_Task brief_
Answer with the number of lines in the listing below that contain the word "React", and nothing else.

_Data extract_
------------------------------------------------------------------------

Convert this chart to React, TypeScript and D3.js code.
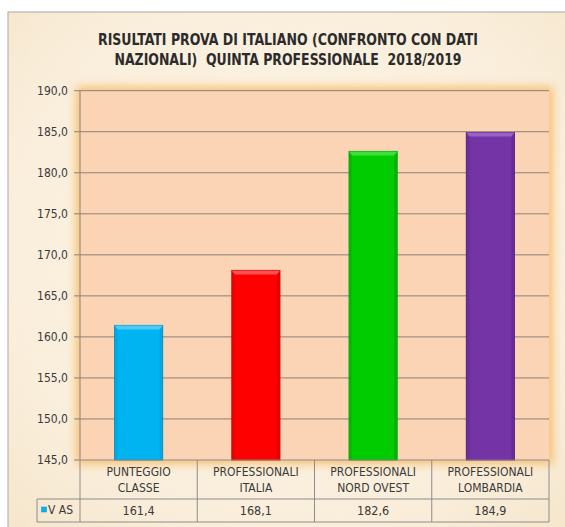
import React from "react";
import * as d3 from "d3";

const titleLines = [
  "RISULTATI PROVA DI ITALIANO (CONFRONTO CON DATI",
  "NAZIONALI)  QUINTA PROFESSIONALE  2018/2019",
];
const categories = [
  "PUNTEGGIO CLASSE",
  "PROFESSIONALI ITALIA",
  "PROFESSIONALI NORD OVEST",
  "PROFESSIONALI LOMBARDIA",
];
const categoryLines = [
  ["PUNTEGGIO", "CLASSE"],
  ["PROFESSIONALI", "ITALIA"],
  ["PROFESSIONALI", "NORD OVEST"],
  ["PROFESSIONALI", "LOMBARDIA"],
];
const seriesName = "V AS";
const values = [161.4, 168.1, 182.6, 184.9];
const yTicks = [145, 150, 155, 160, 165, 170, 175, 180, 185, 190];
const barColors = ["#00B4F2", "#FF0000", "#00CC00", "#7434A6"];
const barEdge = ["#0090C4", "#C40000", "#009A00", "#552080"];
const barTop = ["#4DCBF7", "#FF5050", "#40DD40", "#9A60C8"];

const W = 565;
const H = 527;
const FONT = "'DejaVu Sans Condensed', 'Open Sans', sans-serif";

export default function App() {
  const plotL = 80, plotR = 549, plotT = 90.7, plotB = 460;
  const y = d3.scaleLinear().domain([145, 190]).range([plotB, plotT]);
  const x = d3.scaleBand<string>().domain(categories).range([plotL, plotR]).paddingInner(0).paddingOuter(0);
  const bw = x.bandwidth() * 0.41;
  const fmt = (v: number) => d3.format(".1f")(v).replace(".", ",");
  const row1B = 499, row2B = 522, tableL = 37;
  const titleWidths = [380, 347];

  return (
    <svg width={W} height={H} style={{ position: "absolute", left: 0, top: 0 }} fontFamily={FONT}>
      <defs>
        <radialGradient id="bg" cx="50%" cy="45%" r="75%">
          <stop offset="0%" stopColor="#FDF6E8" />
          <stop offset="70%" stopColor="#FAEEDB" />
          <stop offset="100%" stopColor="#F5E4C8" />
        </radialGradient>
        <filter id="glow" x="-10%" y="-10%" width="120%" height="120%">
          <feGaussianBlur stdDeviation="5" />
        </filter>
        <filter id="tex" x="0" y="0" width="100%" height="100%">
          <feTurbulence type="fractalNoise" baseFrequency="0.03" numOctaves="3" seed="4" />
          <feColorMatrix type="matrix" values="0 0 0 0 0.93  0 0 0 0 0.86  0 0 0 0 0.72  0 0 0 0.35 0" />
        </filter>
      </defs>
      <rect x={0} y={0} width={W} height={H} fill="#fff" />
      <rect x={8} y={12} width={W} height={H} fill="url(#bg)" stroke="#A8A8A8" strokeWidth={1} />
      <rect x={9} y={13} width={W} height={H} filter="url(#tex)" opacity={0.5} />
      {titleLines.map((t, i) => (
        <text
          key={i}
          x={288}
          y={45 + i * 19.5}
          textAnchor="middle"
          fontWeight="bold"
          fontSize={16}
          fill="#2B2B2B"
          textLength={titleWidths[i]}
          lengthAdjust="spacingAndGlyphs"
          style={{ whiteSpace: "pre" }}
        >
          {t}
        </text>
      ))}
      {/* plot glow */}
      <rect x={plotL - 4} y={plotT - 4} width={plotR - plotL + 8} height={plotB - plotT + 8} fill="#F7BC6A" filter="url(#glow)" opacity={0.9} />
      <rect x={plotL} y={plotT} width={plotR - plotL} height={plotB - plotT} fill="#FAD4B4" />
      {yTicks.map((t) => (
        <g key={t}>
          <line x1={plotL - 6} x2={t === 145 ? plotL : plotR} y1={y(t)} y2={y(t)} stroke="#8E8078" strokeWidth={1} />
          <text x={68} y={y(t)} dy="0.35em" textAnchor="end" fontSize={12} fill="#3A3A3A">
            {fmt(t)}
          </text>
        </g>
      ))}
      <line x1={plotL} x2={plotL} y1={plotT} y2={plotB} stroke="#8E8078" />
      {values.map((v, i) => {
        const cx = (x(categories[i]) as number) + x.bandwidth() / 2;
        const x0 = cx - bw / 2;
        const yt = y(v);
        const h = plotB - yt;
        return (
          <g key={i}>
            <rect x={x0} y={yt} width={bw} height={h} fill={barColors[i]} stroke={barEdge[i]} strokeWidth={1} />
            <rect x={x0 + 1} y={yt + 1} width={2} height={h - 1} fill={barEdge[i]} opacity={0.35} />
            <rect x={x0 + bw - 3} y={yt + 1} width={2} height={h - 1} fill={barEdge[i]} opacity={0.45} />
            <polygon
              points={`${x0},${yt} ${x0 + bw},${yt} ${x0 + bw - 3},${yt + 4} ${x0 + 3},${yt + 4}`}
              fill={barTop[i]}
            />
          </g>
        );
      })}
      {/* data table */}
      <g stroke="#8C8C8C" strokeWidth={1} fill="none">
        <line x1={plotL} x2={plotR} y1={plotB} y2={plotB} />
        <line x1={tableL} x2={plotR} y1={row1B} y2={row1B} />
        <line x1={tableL} x2={plotR} y1={row2B} y2={row2B} />
        <line x1={tableL} x2={tableL} y1={row1B} y2={row2B} />
        {[...categories.map((c) => x(c) as number), plotR].map((xx, i) => (
          <line key={i} x1={xx} x2={xx} y1={plotB} y2={row2B} />
        ))}
      </g>
      {categoryLines.map((lines, i) => {
        const cx = (x(categories[i]) as number) + x.bandwidth() / 2;
        return (
          <g key={i}>
            {lines.map((l, j) => (
              <text key={j} x={cx} y={472 + j * 16} dy="0.35em" textAnchor="middle" fontSize={12} fill="#3A3A3A">
                {l}
              </text>
            ))}
            <text x={cx} y={511} dy="0.35em" textAnchor="middle" fontSize={12.5} fill="#3A3A3A">
              {fmt(values[i])}
            </text>
          </g>
        );
      })}
      <rect x={41.5} y={507} width={5} height={5} fill={barColors[0]} stroke={barEdge[0]} strokeWidth={0.5} />
      <text x={48} y={510} dy="0.35em" fontSize={12} fill="#3A3A3A">
        {seriesName}
      </text>
    </svg>
  );
}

------------------------------------------------------------------------

_Reply_
2